- **DESCRIPTION OF THE TASK**: Word for word, print each line of the listing below; pictures stay out.

- **SUPPLIED MATERIAL**:
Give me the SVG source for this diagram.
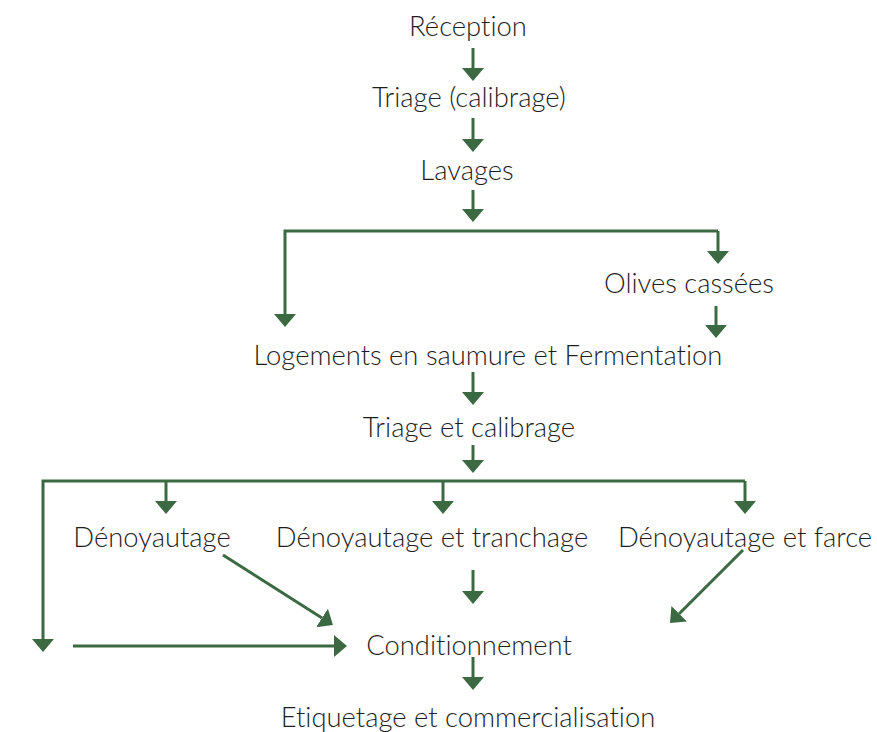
<svg xmlns="http://www.w3.org/2000/svg" width="877" height="732" viewBox="0 0 877 732">
<style>
text{font-family:"Lato","Open Sans","Liberation Sans",sans-serif;font-weight:300;font-size:27.4px;fill:#1e1e1e;text-anchor:middle;font-variant-ligatures:none}
.c{stroke:#3b6a42;stroke-width:3;fill:none}
</style>
<defs>
<marker id="a" markerUnits="userSpaceOnUse" markerWidth="14" markerHeight="22" refX="0" refY="11" orient="auto" viewBox="0 0 14 22">
<path d="M0,0 L13,11 L0,22 z" fill="#3b6a42"/>
</marker>
</defs>
<rect width="877" height="732" fill="#fff"/>
<g id="connectors" class="c">
<path class="c" d="M473,48 V68" marker-end="url(#a)"/>
<path class="c" d="M473,118 V139" marker-end="url(#a)"/>
<path class="c" d="M473,190 V209" marker-end="url(#a)"/>
<path class="c" d="M718,231 H285 V314" marker-end="url(#a)"/>
<path class="c" d="M718,231 V251" marker-end="url(#a)"/>
<path class="c" d="M716,306 V325" marker-end="url(#a)"/>
<path class="c" d="M473,372 V392" marker-end="url(#a)"/>
<path class="c" d="M473,445 V460" marker-end="url(#a)"/>
<path class="c" d="M745,481 H43 V639" marker-end="url(#a)"/>
<path class="c" d="M166,481 V501" marker-end="url(#a)"/>
<path class="c" d="M443,481 V501" marker-end="url(#a)"/>
<path class="c" d="M745,481 V501" marker-end="url(#a)"/>
<path class="c" d="M223,555 L322,618" marker-end="url(#a)"/>
<path class="c" d="M473,570 V591" marker-end="url(#a)"/>
<path class="c" d="M743,550 L679.2,613.8" marker-end="url(#a)"/>
<path class="c" d="M73,646 H334" marker-end="url(#a)"/>
<path class="c" d="M473,657 V677" marker-end="url(#a)"/>
</g>
<g id="n1"><text x="468" y="36">Réception</text></g>
<g id="n2"><text x="469" y="107">Triage (calibrage)</text></g>
<g id="n3"><text x="467" y="180">Lavages</text></g>
<g id="n4"><text x="689" y="293">Olives cassées</text></g>
<g id="n5"><text x="488" y="365">Logements en saumure et Fermentation</text></g>
<g id="n6"><text x="469" y="437">Triage et calibrage</text></g>
<g id="n7"><text x="152" y="547">Dénoyautage</text></g>
<g id="n8"><text x="432" y="547">Dénoyautage et tranchage</text></g>
<g id="n9"><text x="745" y="547">Dénoyautage et farce</text></g>
<g id="n10"><text x="469" y="655">Conditionnement</text></g>
<g id="n11"><text x="468" y="727">Etiquetage et commercialisation</text></g>
</svg>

- **TASK ANSWER**:
Give me the SVG source for this diagram.
<svg xmlns="http://www.w3.org/2000/svg" width="877" height="732" viewBox="0 0 877 732">
<style>
text{font-family:"Lato","Open Sans","Liberation Sans",sans-serif;font-weight:300;font-size:27.4px;fill:#1e1e1e;text-anchor:middle;font-variant-ligatures:none}
.c{stroke:#3b6a42;stroke-width:3;fill:none}
</style>
<defs>
<marker id="a" markerUnits="userSpaceOnUse" markerWidth="14" markerHeight="22" refX="0" refY="11" orient="auto" viewBox="0 0 14 22">
<path d="M0,0 L13,11 L0,22 z" fill="#3b6a42"/>
</marker>
</defs>
<rect width="877" height="732" fill="#fff"/>
<g id="connectors" class="c">
<path class="c" d="M473,48 V68" marker-end="url(#a)"/>
<path class="c" d="M473,118 V139" marker-end="url(#a)"/>
<path class="c" d="M473,190 V209" marker-end="url(#a)"/>
<path class="c" d="M718,231 H285 V314" marker-end="url(#a)"/>
<path class="c" d="M718,231 V251" marker-end="url(#a)"/>
<path class="c" d="M716,306 V325" marker-end="url(#a)"/>
<path class="c" d="M473,372 V392" marker-end="url(#a)"/>
<path class="c" d="M473,445 V460" marker-end="url(#a)"/>
<path class="c" d="M745,481 H43 V639" marker-end="url(#a)"/>
<path class="c" d="M166,481 V501" marker-end="url(#a)"/>
<path class="c" d="M443,481 V501" marker-end="url(#a)"/>
<path class="c" d="M745,481 V501" marker-end="url(#a)"/>
<path class="c" d="M223,555 L322,618" marker-end="url(#a)"/>
<path class="c" d="M473,570 V591" marker-end="url(#a)"/>
<path class="c" d="M743,550 L679.2,613.8" marker-end="url(#a)"/>
<path class="c" d="M73,646 H334" marker-end="url(#a)"/>
<path class="c" d="M473,657 V677" marker-end="url(#a)"/>
</g>
<g id="n1"><text x="468" y="36">Réception</text></g>
<g id="n2"><text x="469" y="107">Triage (calibrage)</text></g>
<g id="n3"><text x="467" y="180">Lavages</text></g>
<g id="n4"><text x="689" y="293">Olives cassées</text></g>
<g id="n5"><text x="488" y="365">Logements en saumure et Fermentation</text></g>
<g id="n6"><text x="469" y="437">Triage et calibrage</text></g>
<g id="n7"><text x="152" y="547">Dénoyautage</text></g>
<g id="n8"><text x="432" y="547">Dénoyautage et tranchage</text></g>
<g id="n9"><text x="745" y="547">Dénoyautage et farce</text></g>
<g id="n10"><text x="469" y="655">Conditionnement</text></g>
<g id="n11"><text x="468" y="727">Etiquetage et commercialisation</text></g>
</svg>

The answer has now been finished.